What the exercise asks: Without including any images, repeat the data exactly.

Stored data:
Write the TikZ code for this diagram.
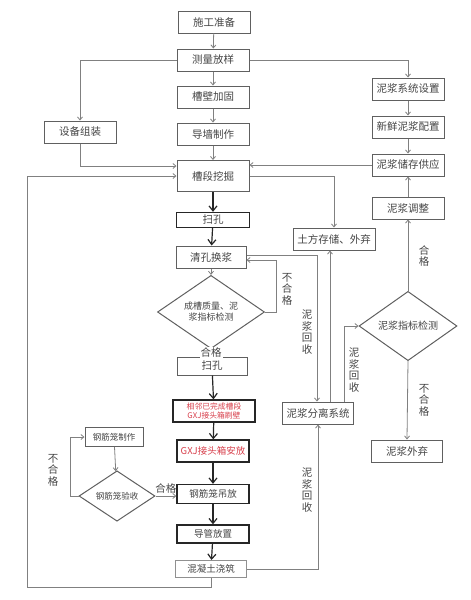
\documentclass[tikz,border=0pt]{standalone}
\usepackage{fontspec}
\setmainfont{Noto Sans CJK SC}
\usetikzlibrary{shapes.geometric,arrows.meta,positioning,calc}
\definecolor{ln-gray}{HTML}{808080}
\definecolor{box-gray}{HTML}{606060}
\definecolor{txt-gray}{HTML}{454545}
\definecolor{mark-red}{HTML}{D8404C}

\begin{document}
\begin{tikzpicture}[x=1pt, y=-1pt,
  proc/.style={rectangle, draw=box-gray, line width=1pt, fill=white,
               minimum width=72pt, minimum height=22pt, inner sep=1pt,
               align=center, text=txt-gray, font=\fontsize{10.5}{12}\selectfont},
  procb/.style={proc, draw=black!85, line width=1.3pt},
  chk/.style={diamond, draw=box-gray, line width=1pt, fill=white, inner sep=0pt,
              align=center, text=txt-gray},
  fl/.style={-{Straight Barb[length=3pt,width=5pt]}, ln-gray, line width=0.8pt},
  flb/.style={-{Straight Barb[length=5pt,width=8pt]}, black!85, line width=1.2pt},
  lbl/.style={text=txt-gray, align=center, inner sep=1pt,
              font=\fontsize{10.5}{11.5}\selectfont}
]
  \useasboundingbox (0,0) rectangle (471,600);

  % Main column
  \node[proc] (prep)   at (214,22)  {施工准备};
  \node[proc] (survey) at (213,60)  {测量放样};
  \node[proc] (wall)   at (213,97)  {槽壁加固};
  \node[proc] (guide)  at (213,134) {导墙制作};
  \node[proc, minimum height=31pt] (dig) at (213,176) {槽段挖掘};
  \node[procb, minimum width=73pt, minimum height=15pt] (sweep1) at (213,220) {扫孔};
  \node[proc, minimum width=70pt] (clean) at (211,257) {清孔换浆};
  \node[chk, minimum width=107pt, minimum height=53pt,
        font=\fontsize{9}{11}\selectfont] (qchk) at (211,312) {成槽质量、泥\\浆指标检测};
  \node[proc, minimum width=70pt, minimum height=18pt] (sweep2) at (212,366) {扫孔};
  \node[procb, minimum width=82pt, text=mark-red,
        font=\fontsize{7.8}{9}\selectfont] (brush) at (214,411) {相邻已完成槽段\\GXJ接头箱刷壁};
  \node[procb, text=mark-red, font=\fontsize{9.5}{11}\selectfont] (gxj) at (213,451) {GXJ接头箱安放};
  \node[procb, minimum height=19pt, font=\fontsize{9.5}{11}\selectfont] (lift) at (213,494) {钢筋笼吊放};
  \node[procb, minimum height=18pt, font=\fontsize{9.5}{11}\selectfont] (pipe) at (213,534) {导管放置};
  \node[proc, draw=box-gray!70, minimum width=71pt, minimum height=17pt,
        font=\fontsize{9.5}{11}\selectfont] (pour) at (211,569) {混凝土浇筑};

  % Left side
  \node[proc] (equip) at (80,132) {设备组装};
  \node[proc, minimum width=58pt, minimum height=19pt,
        font=\fontsize{8.5}{10}\selectfont] (cagemk) at (114,437) {钢筋笼制作};
  \node[chk, minimum width=76pt, minimum height=38pt,
        font=\fontsize{8.5}{10}\selectfont] (cagechk) at (117,496) {钢筋笼验收};

  % Right side
  \node[proc] (slsys) at (408,89)  {泥浆系统设置};
  \node[proc] (slnew) at (408,127) {新鲜泥浆配置};
  \node[proc] (slsto) at (408,165) {泥浆储存供应};
  \node[proc] (sladj) at (408,208) {泥浆调整};
  \node[proc, minimum width=82pt] (soil) at (334,239) {土方存储、外弃};
  \node[chk, minimum width=98pt, minimum height=41pt,
        font=\fontsize{10}{12}\selectfont] (slchk) at (408,326) {泥浆指标检测};
  \node[proc, minimum width=71pt] (slout) at (407,451) {泥浆外弃};
  \node[proc, minimum width=71pt] (sep) at (318,413) {泥浆分离系统};

  \coordinate (loopL) at (27,587);
  \coordinate (sepA) at ([xshift=12pt]sep.north);
  \coordinate (sepB) at ([xshift=26pt]sep.north);

  % Top part
  \draw[fl] (prep) -- (survey);
  \draw[fl] (survey) -- (wall);
  \draw[fl] (wall) -- (guide);
  \draw[fl] (guide) -- (dig);
  \draw[fl] (survey.west) -| (equip.north);
  \draw[fl] (survey.east) -| (slsys.north);
  \draw[fl] (slsys) -- (slnew);
  \draw[fl] (slnew) -- (slsto);
  \draw[fl] (equip.south) |- ([yshift=10pt]dig.west);
  \draw[fl] (slsto.west) -- (slsto.west -| dig.east);
  \draw[fl] (sladj) -- (slsto);
  \draw[fl] (dig.east) -| (soil.north);
  \draw[fl] (pour.south) |- (loopL) |- (dig.west);

  % Trench
  \draw[flb] (dig) -- (sweep1);
  \draw[flb] (sweep1) -- (clean);
  \draw[fl] (clean) -- (qchk);
  \draw[fl] (qchk.east) -- ++(11,0) |- ([yshift=-3pt]clean.east);
  \node[lbl] (ngA) at (287,289) {不\\合\\格};
  \draw[fl] (qchk.south) -- node[lbl, fill=white]{合格} (sweep2);
  \draw[flb] (sweep2) -- (brush);
  \draw[flb] (brush) -- (gxj);
  \draw[flb] (gxj) -- (lift);
  \draw[flb] (lift) -- (pipe);
  \draw[flb] (pipe) -- (pour);

  % Cage
  \draw[fl] (cagemk) -- (cagechk);
  \draw[fl] (cagechk.west) -- ++(-8,0) |- (cagemk.west);
  \node[lbl] (ngB) at (53,470) {不\\合\\格};
  \draw[fl] (cagechk.east) -- node[lbl, above, yshift=1pt]{合格} (cagechk.east -| lift.west);

  % Slurry
  \draw[fl] ([yshift=2pt]clean.east) -| ([xshift=-1pt]sep.north);
  \node[lbl] (recA) at (307,332) {泥\\浆\\回\\收};
  \draw[fl] (sepA) -- (sepA |- soil.south);
  \draw[fl] (sepB) |- (slchk.west);
  \node[lbl] (recB) at (354,370) {泥\\浆\\回\\收};
  \draw[fl] (pour.east) -| (sep.south);
  \node[lbl] (recC) at (307,490) {泥\\浆\\回\\收};
  \draw[fl] (slchk.north) -- (sladj.south);
  \node[lbl] (okC) at (424,256) {合\\格};
  \draw[fl] (slchk.south) -- (slout.north);
  \node[lbl] (ngC) at (424,400) {不\\合\\格};
\end{tikzpicture}
\end{document}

Full solution:
Write the TikZ code for this diagram.
\documentclass[tikz,border=0pt]{standalone}
\usepackage{fontspec}
\setmainfont{Noto Sans CJK SC}
\usetikzlibrary{shapes.geometric,arrows.meta,positioning,calc}
\definecolor{ln-gray}{HTML}{808080}
\definecolor{box-gray}{HTML}{606060}
\definecolor{txt-gray}{HTML}{454545}
\definecolor{mark-red}{HTML}{D8404C}

\begin{document}
\begin{tikzpicture}[x=1pt, y=-1pt,
  proc/.style={rectangle, draw=box-gray, line width=1pt, fill=white,
               minimum width=72pt, minimum height=22pt, inner sep=1pt,
               align=center, text=txt-gray, font=\fontsize{10.5}{12}\selectfont},
  procb/.style={proc, draw=black!85, line width=1.3pt},
  chk/.style={diamond, draw=box-gray, line width=1pt, fill=white, inner sep=0pt,
              align=center, text=txt-gray},
  fl/.style={-{Straight Barb[length=3pt,width=5pt]}, ln-gray, line width=0.8pt},
  flb/.style={-{Straight Barb[length=5pt,width=8pt]}, black!85, line width=1.2pt},
  lbl/.style={text=txt-gray, align=center, inner sep=1pt,
              font=\fontsize{10.5}{11.5}\selectfont}
]
  \useasboundingbox (0,0) rectangle (471,600);

  % Main column
  \node[proc] (prep)   at (214,22)  {施工准备};
  \node[proc] (survey) at (213,60)  {测量放样};
  \node[proc] (wall)   at (213,97)  {槽壁加固};
  \node[proc] (guide)  at (213,134) {导墙制作};
  \node[proc, minimum height=31pt] (dig) at (213,176) {槽段挖掘};
  \node[procb, minimum width=73pt, minimum height=15pt] (sweep1) at (213,220) {扫孔};
  \node[proc, minimum width=70pt] (clean) at (211,257) {清孔换浆};
  \node[chk, minimum width=107pt, minimum height=53pt,
        font=\fontsize{9}{11}\selectfont] (qchk) at (211,312) {成槽质量、泥\\浆指标检测};
  \node[proc, minimum width=70pt, minimum height=18pt] (sweep2) at (212,366) {扫孔};
  \node[procb, minimum width=82pt, text=mark-red,
        font=\fontsize{7.8}{9}\selectfont] (brush) at (214,411) {相邻已完成槽段\\GXJ接头箱刷壁};
  \node[procb, text=mark-red, font=\fontsize{9.5}{11}\selectfont] (gxj) at (213,451) {GXJ接头箱安放};
  \node[procb, minimum height=19pt, font=\fontsize{9.5}{11}\selectfont] (lift) at (213,494) {钢筋笼吊放};
  \node[procb, minimum height=18pt, font=\fontsize{9.5}{11}\selectfont] (pipe) at (213,534) {导管放置};
  \node[proc, draw=box-gray!70, minimum width=71pt, minimum height=17pt,
        font=\fontsize{9.5}{11}\selectfont] (pour) at (211,569) {混凝土浇筑};

  % Left side
  \node[proc] (equip) at (80,132) {设备组装};
  \node[proc, minimum width=58pt, minimum height=19pt,
        font=\fontsize{8.5}{10}\selectfont] (cagemk) at (114,437) {钢筋笼制作};
  \node[chk, minimum width=76pt, minimum height=38pt,
        font=\fontsize{8.5}{10}\selectfont] (cagechk) at (117,496) {钢筋笼验收};

  % Right side
  \node[proc] (slsys) at (408,89)  {泥浆系统设置};
  \node[proc] (slnew) at (408,127) {新鲜泥浆配置};
  \node[proc] (slsto) at (408,165) {泥浆储存供应};
  \node[proc] (sladj) at (408,208) {泥浆调整};
  \node[proc, minimum width=82pt] (soil) at (334,239) {土方存储、外弃};
  \node[chk, minimum width=98pt, minimum height=41pt,
        font=\fontsize{10}{12}\selectfont] (slchk) at (408,326) {泥浆指标检测};
  \node[proc, minimum width=71pt] (slout) at (407,451) {泥浆外弃};
  \node[proc, minimum width=71pt] (sep) at (318,413) {泥浆分离系统};

  \coordinate (loopL) at (27,587);
  \coordinate (sepA) at ([xshift=12pt]sep.north);
  \coordinate (sepB) at ([xshift=26pt]sep.north);

  % Top part
  \draw[fl] (prep) -- (survey);
  \draw[fl] (survey) -- (wall);
  \draw[fl] (wall) -- (guide);
  \draw[fl] (guide) -- (dig);
  \draw[fl] (survey.west) -| (equip.north);
  \draw[fl] (survey.east) -| (slsys.north);
  \draw[fl] (slsys) -- (slnew);
  \draw[fl] (slnew) -- (slsto);
  \draw[fl] (equip.south) |- ([yshift=10pt]dig.west);
  \draw[fl] (slsto.west) -- (slsto.west -| dig.east);
  \draw[fl] (sladj) -- (slsto);
  \draw[fl] (dig.east) -| (soil.north);
  \draw[fl] (pour.south) |- (loopL) |- (dig.west);

  % Trench
  \draw[flb] (dig) -- (sweep1);
  \draw[flb] (sweep1) -- (clean);
  \draw[fl] (clean) -- (qchk);
  \draw[fl] (qchk.east) -- ++(11,0) |- ([yshift=-3pt]clean.east);
  \node[lbl] (ngA) at (287,289) {不\\合\\格};
  \draw[fl] (qchk.south) -- node[lbl, fill=white]{合格} (sweep2);
  \draw[flb] (sweep2) -- (brush);
  \draw[flb] (brush) -- (gxj);
  \draw[flb] (gxj) -- (lift);
  \draw[flb] (lift) -- (pipe);
  \draw[flb] (pipe) -- (pour);

  % Cage
  \draw[fl] (cagemk) -- (cagechk);
  \draw[fl] (cagechk.west) -- ++(-8,0) |- (cagemk.west);
  \node[lbl] (ngB) at (53,470) {不\\合\\格};
  \draw[fl] (cagechk.east) -- node[lbl, above, yshift=1pt]{合格} (cagechk.east -| lift.west);

  % Slurry
  \draw[fl] ([yshift=2pt]clean.east) -| ([xshift=-1pt]sep.north);
  \node[lbl] (recA) at (307,332) {泥\\浆\\回\\收};
  \draw[fl] (sepA) -- (sepA |- soil.south);
  \draw[fl] (sepB) |- (slchk.west);
  \node[lbl] (recB) at (354,370) {泥\\浆\\回\\收};
  \draw[fl] (pour.east) -| (sep.south);
  \node[lbl] (recC) at (307,490) {泥\\浆\\回\\收};
  \draw[fl] (slchk.north) -- (sladj.south);
  \node[lbl] (okC) at (424,256) {合\\格};
  \draw[fl] (slchk.south) -- (slout.north);
  \node[lbl] (ngC) at (424,400) {不\\合\\格};
\end{tikzpicture}
\end{document}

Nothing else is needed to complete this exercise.